The presentation covered two linked topics: current AI developments, including generative and agentic systems, and the growing need to prepare for quantum threats to widely used cryptography. Dr. JPY traced AI's evolution from rule-based expert systems to machine-learned models, saying modern systems can behave differently than human-designed rules and that "the local context has a very large impact." He cited the 2021 Jason Allen/Midjourney copyright dispute as an example of legal and policy questions that have followed AI adoption.
On quantum computing, Dr. JPY described industry road maps and academic projections and referenced NIST's guidance that organizations should be "postquantum ready" because encrypted data stolen today could be decrypted later if quantum capabilities mature. Asked whether he expects that capability by 2030, he said, "2030 is really quite close" and that vendor road maps target commercially viable systems but not necessarily the cryptanalytic capability needed to break current algorithms.
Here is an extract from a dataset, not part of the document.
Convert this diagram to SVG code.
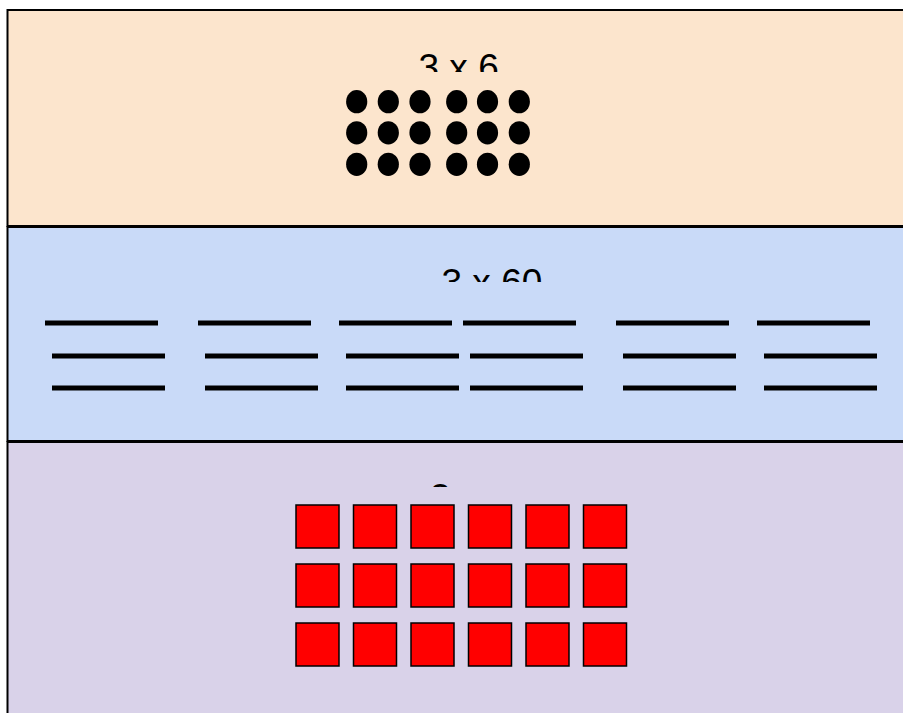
<svg xmlns="http://www.w3.org/2000/svg" width="903" height="713" viewBox="0 0 903 713">
<style>
.panel{stroke:#000;stroke-width:2}
.lbl{font-family:"Liberation Sans",Arial,sans-serif;font-size:37px;fill:#000}
.dot{fill:#000}
.bar{stroke:#000;stroke-width:5}
.sq{fill:#ff0000;stroke:#000;stroke-width:1.5}
</style>
<defs>
<clipPath id="c1"><rect x="380" y="30" width="160" height="42"/></clipPath>
<clipPath id="c2"><rect x="400" y="250" width="180" height="32"/></clipPath>
<clipPath id="c3"><rect x="425" y="470" width="27" height="17"/></clipPath>
</defs>
<g id="panel-ones">
<rect class="panel" x="7.5" y="10" width="1000" height="216" fill="#fce5cd"/>
<text class="lbl" x="418.5" y="79.5" clip-path="url(#c1)">3 x 6</text>
<g>
<ellipse class="dot" cx="356.7" cy="101.7" rx="10.6" ry="11.6"/>
<ellipse class="dot" cx="388.3" cy="101.7" rx="10.6" ry="11.6"/>
<ellipse class="dot" cx="420" cy="101.7" rx="10.6" ry="11.6"/>
<ellipse class="dot" cx="456.7" cy="101.7" rx="10.6" ry="11.6"/>
<ellipse class="dot" cx="487.5" cy="101.7" rx="10.6" ry="11.6"/>
<ellipse class="dot" cx="519.3" cy="101.7" rx="10.6" ry="11.6"/>
<ellipse class="dot" cx="356.7" cy="132.8" rx="10.6" ry="11.6"/>
<ellipse class="dot" cx="388.3" cy="132.8" rx="10.6" ry="11.6"/>
<ellipse class="dot" cx="420" cy="132.8" rx="10.6" ry="11.6"/>
<ellipse class="dot" cx="456.7" cy="132.8" rx="10.6" ry="11.6"/>
<ellipse class="dot" cx="487.5" cy="132.8" rx="10.6" ry="11.6"/>
<ellipse class="dot" cx="519.3" cy="132.8" rx="10.6" ry="11.6"/>
<ellipse class="dot" cx="356.7" cy="164.3" rx="10.6" ry="11.6"/>
<ellipse class="dot" cx="388.3" cy="164.3" rx="10.6" ry="11.6"/>
<ellipse class="dot" cx="420" cy="164.3" rx="10.6" ry="11.6"/>
<ellipse class="dot" cx="456.7" cy="164.3" rx="10.6" ry="11.6"/>
<ellipse class="dot" cx="487.5" cy="164.3" rx="10.6" ry="11.6"/>
<ellipse class="dot" cx="519.3" cy="164.3" rx="10.6" ry="11.6"/>
</g>
</g>
<g id="panel-tens">
<rect class="panel" x="7.5" y="227" width="1000" height="214" fill="#c9daf8"/>
<text class="lbl" x="441.5" y="294.5" clip-path="url(#c2)">3 x 60</text>
<g>
<line class="bar" x1="45" y1="323" x2="158" y2="323"/>
<line class="bar" x1="52" y1="356" x2="165" y2="356"/>
<line class="bar" x1="52" y1="388" x2="165" y2="388"/>
<line class="bar" x1="198" y1="323" x2="311" y2="323"/>
<line class="bar" x1="205" y1="356" x2="318" y2="356"/>
<line class="bar" x1="205" y1="388" x2="318" y2="388"/>
<line class="bar" x1="339" y1="323" x2="452" y2="323"/>
<line class="bar" x1="346" y1="356" x2="459" y2="356"/>
<line class="bar" x1="346" y1="388" x2="459" y2="388"/>
<line class="bar" x1="463" y1="323" x2="576" y2="323"/>
<line class="bar" x1="470" y1="356" x2="583" y2="356"/>
<line class="bar" x1="470" y1="388" x2="583" y2="388"/>
<line class="bar" x1="616" y1="323" x2="729" y2="323"/>
<line class="bar" x1="623" y1="356" x2="736" y2="356"/>
<line class="bar" x1="623" y1="388" x2="736" y2="388"/>
<line class="bar" x1="757" y1="323" x2="870" y2="323"/>
<line class="bar" x1="764" y1="356" x2="877" y2="356"/>
<line class="bar" x1="764" y1="388" x2="877" y2="388"/>
</g>
</g>
<g id="panel-hundreds">
<rect class="panel" x="7.5" y="442" width="1000" height="400" fill="#d9d2e9"/>
<text class="lbl" x="430" y="509.5" clip-path="url(#c3)">3 x 600</text>
<g>
<rect class="sq" x="296" y="505" width="43" height="43"/>
<rect class="sq" x="353.5" y="505" width="43" height="43"/>
<rect class="sq" x="411" y="505" width="43" height="43"/>
<rect class="sq" x="468.5" y="505" width="43" height="43"/>
<rect class="sq" x="526" y="505" width="43" height="43"/>
<rect class="sq" x="583.5" y="505" width="43" height="43"/>
<rect class="sq" x="296" y="564" width="43" height="43"/>
<rect class="sq" x="353.5" y="564" width="43" height="43"/>
<rect class="sq" x="411" y="564" width="43" height="43"/>
<rect class="sq" x="468.5" y="564" width="43" height="43"/>
<rect class="sq" x="526" y="564" width="43" height="43"/>
<rect class="sq" x="583.5" y="564" width="43" height="43"/>
<rect class="sq" x="296" y="623" width="43" height="43"/>
<rect class="sq" x="353.5" y="623" width="43" height="43"/>
<rect class="sq" x="411" y="623" width="43" height="43"/>
<rect class="sq" x="468.5" y="623" width="43" height="43"/>
<rect class="sq" x="526" y="623" width="43" height="43"/>
<rect class="sq" x="583.5" y="623" width="43" height="43"/>
</g>
</g>
<g id="connectors"/>
</svg>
To manage the risks, Dr. JPY urged practical actions local governments can take now: inventory cryptographic assets and certificates, implement data-classification programs to prioritize protection, upgrade certificate lifecycle management, assess which legacy systems cannot be updated to postquantum cryptography, and vet vendors for AI and cryptographic practices. He recommended sandboxes and testbeds to validate systems before deployment.
He also highlighted governance and staffing challenges: many small jurisdictions have one IT staffer or none, while larger counties such as Arlington and Fairfax have more resources but still face hard choices about budgets and procurement. Dr. JPY warned that organizational models must adapt because AI requires ongoing validation that it 'works' and remains appropriate as models and data change.
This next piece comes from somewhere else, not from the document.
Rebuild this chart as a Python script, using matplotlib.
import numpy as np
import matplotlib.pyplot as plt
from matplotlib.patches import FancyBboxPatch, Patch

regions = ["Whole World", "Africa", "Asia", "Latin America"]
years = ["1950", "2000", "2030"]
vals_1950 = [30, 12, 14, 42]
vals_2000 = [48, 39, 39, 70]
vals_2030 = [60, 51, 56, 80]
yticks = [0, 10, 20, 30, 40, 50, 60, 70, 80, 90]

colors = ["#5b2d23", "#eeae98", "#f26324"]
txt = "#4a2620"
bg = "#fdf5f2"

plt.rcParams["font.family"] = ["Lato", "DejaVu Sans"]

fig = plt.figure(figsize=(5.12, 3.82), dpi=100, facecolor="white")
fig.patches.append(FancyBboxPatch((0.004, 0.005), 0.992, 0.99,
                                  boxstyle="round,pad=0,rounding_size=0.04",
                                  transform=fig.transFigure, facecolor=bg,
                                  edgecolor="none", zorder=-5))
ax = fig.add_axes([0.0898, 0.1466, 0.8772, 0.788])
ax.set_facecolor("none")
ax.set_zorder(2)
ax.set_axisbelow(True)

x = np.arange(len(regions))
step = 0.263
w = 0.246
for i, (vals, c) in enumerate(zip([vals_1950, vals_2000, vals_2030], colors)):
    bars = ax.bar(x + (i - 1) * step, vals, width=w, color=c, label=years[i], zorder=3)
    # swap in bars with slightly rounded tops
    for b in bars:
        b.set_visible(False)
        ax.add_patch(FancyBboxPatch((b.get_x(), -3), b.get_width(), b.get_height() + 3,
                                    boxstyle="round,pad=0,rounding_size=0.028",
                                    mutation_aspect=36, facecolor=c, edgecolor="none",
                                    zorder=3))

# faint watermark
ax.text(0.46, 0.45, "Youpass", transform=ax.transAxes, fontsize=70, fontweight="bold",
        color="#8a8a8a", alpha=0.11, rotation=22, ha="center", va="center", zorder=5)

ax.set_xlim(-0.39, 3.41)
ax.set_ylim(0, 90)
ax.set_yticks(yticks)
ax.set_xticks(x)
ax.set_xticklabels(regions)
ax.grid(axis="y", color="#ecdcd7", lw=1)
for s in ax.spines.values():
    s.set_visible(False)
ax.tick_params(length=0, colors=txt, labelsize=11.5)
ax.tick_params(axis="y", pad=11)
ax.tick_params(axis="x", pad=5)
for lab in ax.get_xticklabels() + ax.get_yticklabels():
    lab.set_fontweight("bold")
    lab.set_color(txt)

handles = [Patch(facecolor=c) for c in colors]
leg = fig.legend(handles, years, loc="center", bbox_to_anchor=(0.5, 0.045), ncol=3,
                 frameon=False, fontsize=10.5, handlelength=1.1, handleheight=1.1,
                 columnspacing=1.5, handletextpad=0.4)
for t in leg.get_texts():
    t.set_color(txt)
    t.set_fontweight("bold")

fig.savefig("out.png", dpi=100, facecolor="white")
Commission members pressed on technical timelines and budget impacts. One participant with quantum-industry experience said that cryptography-breaking applications may require thousands of logical qubits—putting some uses farther out than headline road maps suggest. Dr. JPY agreed there is uncertainty but emphasized planning now while the horizon remains open.
The commission thanked Dr. JPY for the briefing and discussed local policies: some jurisdictions encourage controlled experimentation with AI (Boston), others tightly limit use (Portland). Several members noted their jurisdictions have already blocked or restricted access to certain third-party tools to limit risk.
The next procedural step for the commission is routine: no formal policy was adopted at the meeting; Dr. JPY recommended that jurisdictions consider risk assessments and board-level benchmarking to secure funding and make prioritized investments.